All my Athearn Bb passenger cars have a tab in a box near the bottom center of the car. Just spread the tabs and the bottom will fall out. You can see the tab in this photo near the left side of the box
Art,
It depends if they are the ‘heavyweight’ or ‘streamline’ cars. The HW cars have a tab at the center that you spread and lift the body off of the chassis. If they are the streamline cars, it is a little harder. The top slide on and is very tight! Work along the end of the car(under the diaphragm) to get them started.You should be able to ‘rock’ the upper body back and forth to release it from the lower part of the car. If these are the RTR cars, they may be ‘glued’ together and are almost impossible to get apart!
Jim
Art,
Jim pretty much covered it as far as the disassembly of the cars is concerned. Most of my streamlined passenger cars are Athearn BB kits. The BB cars pull apart as Jim described. None of mine came with interiors so adding seats and bulkheads is going to be a project.
I light my streamlined and heavyweight BB cars with a single bulb and home made electrical pick-ups. I diffuse the light with a sheet of common copy paper.
There is a description of the process on my website on the How’d You Do That page.
Palace Car Co. makes interior kits for Athearn (and many other) cars. The floor insert is painted metal, so it adds nice weight to the car.
With the streamlined cars in particular have a supply of small toothpicks ready at hand to slip in as soon as a small gap appears.
And it should be pointed out that with a used Athearn car there can be many unknowns. If a prior owner botched the assembly of the kit, or broke off the little tab, or took them apart so enough that the cars started to rattle, they too might have used a little glue to address the problem.
I myself used to lightly glue the floor on Athearn house car kits just to avoid having it push into the car. Just enough to give it some stability.
I have also seen cars where the guy added weights to the interior and globbed on so much glue that floor was glued to car sides above the trucks.
Even then it might be possible to gently force open the car.
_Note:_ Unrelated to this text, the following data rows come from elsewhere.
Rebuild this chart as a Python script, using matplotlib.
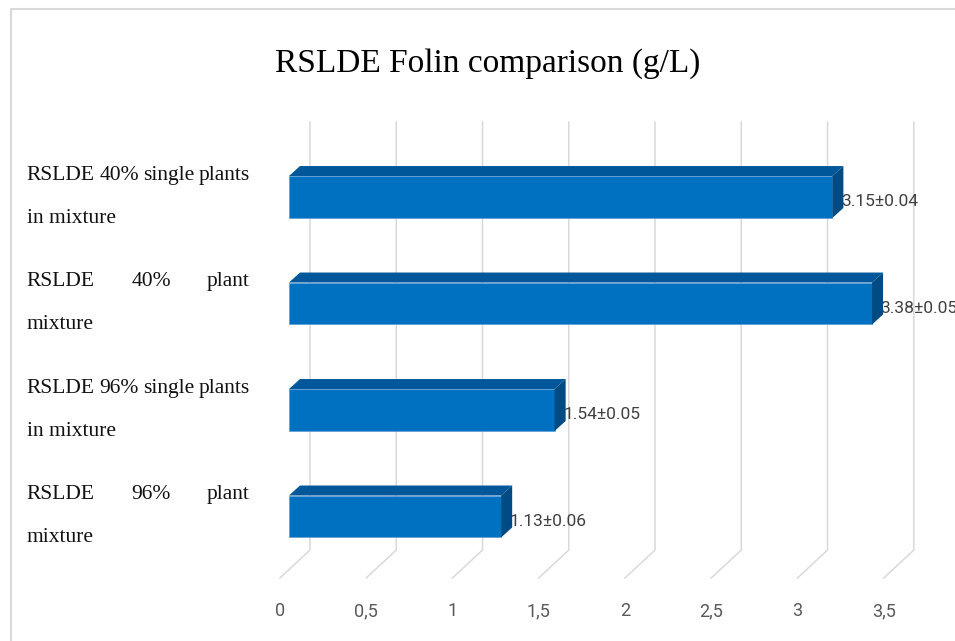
"""Recreate the RSLDE Folin comparison chart (Excel style 3D horizontal bars)."""

import matplotlib

matplotlib.use("Agg")
import matplotlib.pyplot as plt  # noqa: E402
from matplotlib.lines import Line2D  # noqa: E402
from matplotlib.patches import Polygon  # noqa: E402

# category names as wrapped in the original (first line justified)
CAT_FIRST = [
    "RSLDE 40% single plants",
    "RSLDE 40% plant",
    "RSLDE 96% single plants",
    "RSLDE 96% plant",
]
CAT_SECOND = ["in mixture", "mixture", "in mixture", "mixture"]
# bar lengths as drawn, and the text shown next to them
BAR_VALUES = [3.15, 3.38, 1.54, 1.23]
BAR_LABELS = ["3.15±0.04", "3.38±0.05", "1.54±0.05", "1.13±0.06"]
TICKS = [0, 0.5, 1, 1.5, 2, 2.5, 3, 3.5]
TICK_LABELS = ["0", "0,5", "1", "1,5", "2", "2,5", "3", "3,5"]

FRONT = "#0070c0"
TOP = "#00589a"
SIDE = "#004b84"
GRID = "#d9d9d9"
SERIF = ["Liberation Serif", "DejaVu Serif"]
SANS = ["Roboto", "DejaVu Sans"]

BAR_H = 0.394      # bar thickness in category units
DX, DY = 0.064, -0.094   # 3D depth of the bars
BACK, FRONT_OFF = 0.122, -0.052  # floor back / front edge offsets


def justify(fig, ax, text, x0, x1, y, **kw):
    words = text.split()
    objs = [ax.text(x0, y, w, ha="left", va="baseline", **kw) for w in words]
    r = fig.canvas.get_renderer()
    inv = ax.transData.inverted()
    widths = []
    for t in objs:
        bb = t.get_window_extent(renderer=r)
        a = inv.transform((bb.x0, 0))[0]
        b = inv.transform((bb.x1, 0))[0]
        widths.append(b - a)
    gap = (x1 - x0 - sum(widths)) / (len(words) - 1)
    x = x0
    for t, w in zip(objs, widths):
        t.set_x(x)
        x += w + gap


def main() -> None:
    fig = plt.figure(figsize=(9.55, 6.41), dpi=100)
    ax = fig.add_axes([0, 0, 1, 1])
    ax.set_xlim(-1.675, 3.861)
    ax.set_ylim(4.169, -1.850)
    ax.axis("off")

    # gridlines: back wall then bending onto the floor
    for t, lab in zip(TICKS, TICK_LABELS):
        ax.plot([t + BACK, t + BACK, t + FRONT_OFF], [-0.704, 3.315, 3.577],
                color=GRID, lw=1.1, zorder=1)
        ax.text(t + FRONT_OFF, 3.934, lab, ha="center", va="baseline",
                fontsize=13, color="#595959", family=SANS)

    ys = list(range(len(BAR_VALUES)))
    ax.barh(ys, BAR_VALUES, height=BAR_H, color=FRONT, edgecolor="#5b9bd5",
            linewidth=0.5, zorder=4)
    for y, v, lab in zip(ys, BAR_VALUES, BAR_LABELS):
        top, bot = y - BAR_H / 2, y + BAR_H / 2
        ax.add_patch(Polygon([(0, top), (v, top), (v + DX, top + DY), (DX, top + DY)],
                             closed=True, facecolor=TOP, edgecolor="none", zorder=4))
        ax.add_patch(Polygon([(v, top), (v + DX, top + DY), (v + DX, bot + DY), (v, bot)],
                             closed=True, facecolor=SIDE, edgecolor="none", zorder=4))
        ax.text(v + 0.05, y + 0.085, lab, ha="left", va="baseline", fontsize=12.5,
                color="#404040", family=SANS, zorder=3)

    for y, first, second in zip(ys, CAT_FIRST, CAT_SECOND):
        justify(fig, ax, first, -1.519, -0.226, y - 0.160, fontsize=15.5,
                color="#111111", family=SERIF)
        ax.text(-1.519, y + 0.244, second, ha="left", va="baseline", fontsize=15.5,
                color="#111111", family=SERIF)

    fig.text(0.5105, 1 - 72 / 641, "RSLDE Folin comparison (g/L)", ha="center",
             va="baseline", fontsize=24, color="#000000", family=SERIF)

    # chart area border (left and top visible)
    fig.add_artist(Line2D([11 / 955, 11 / 955, 1], [0, 1 - 9 / 641, 1 - 9 / 641],
                          color=GRID, lw=1.5, transform=fig.transFigure))

    fig.savefig("out.png", dpi=100)
    plt.close(fig)


if __name__ == "__main__":
    main()
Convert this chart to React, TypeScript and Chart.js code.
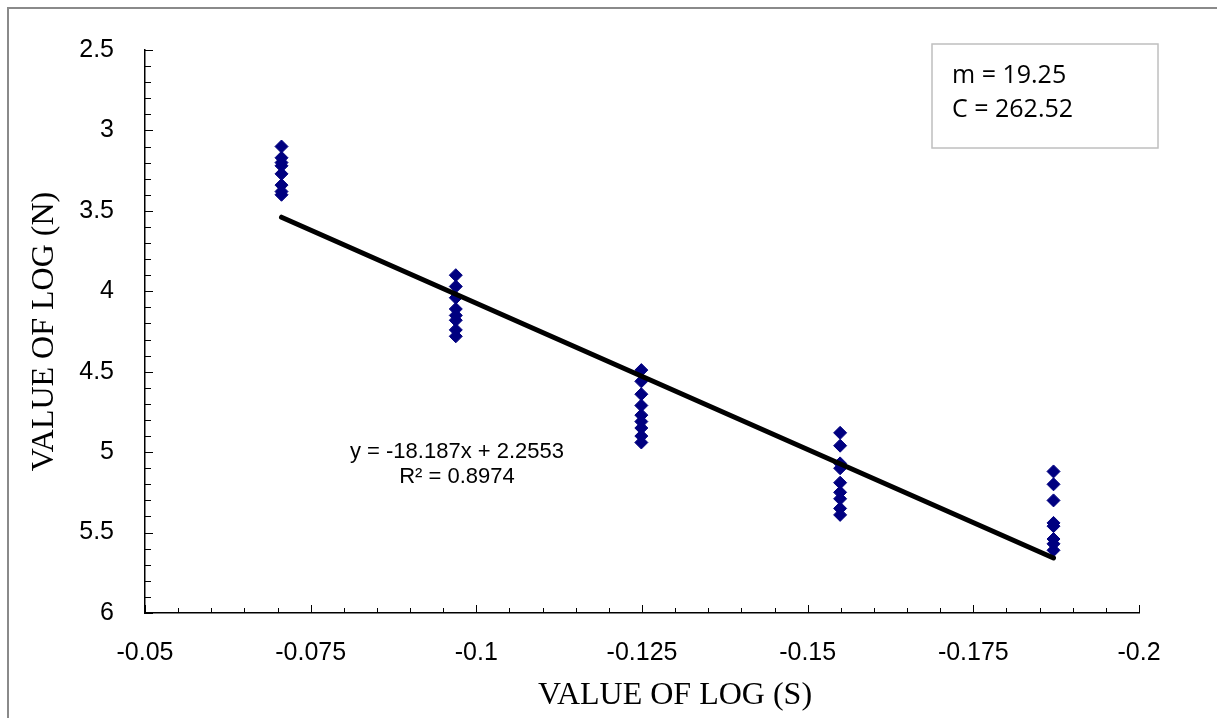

But it is also possible to crack the car side – I speak from experience. Just name the mistake and I can tell you what’s it’s like to do it!
Dave Nelson
I’d also add that while you have the streamliner cars apart, apply some poofs of graphite to the sides of the bottom before sliding them back into the car body. This will assist in making it easier to get them apart again. I had a set that the prior owner glued the heck out of. The cars were underweight, so I wanted to add weight to them. I ended up gluing small fishing weights into the cavities underneath, then painting them.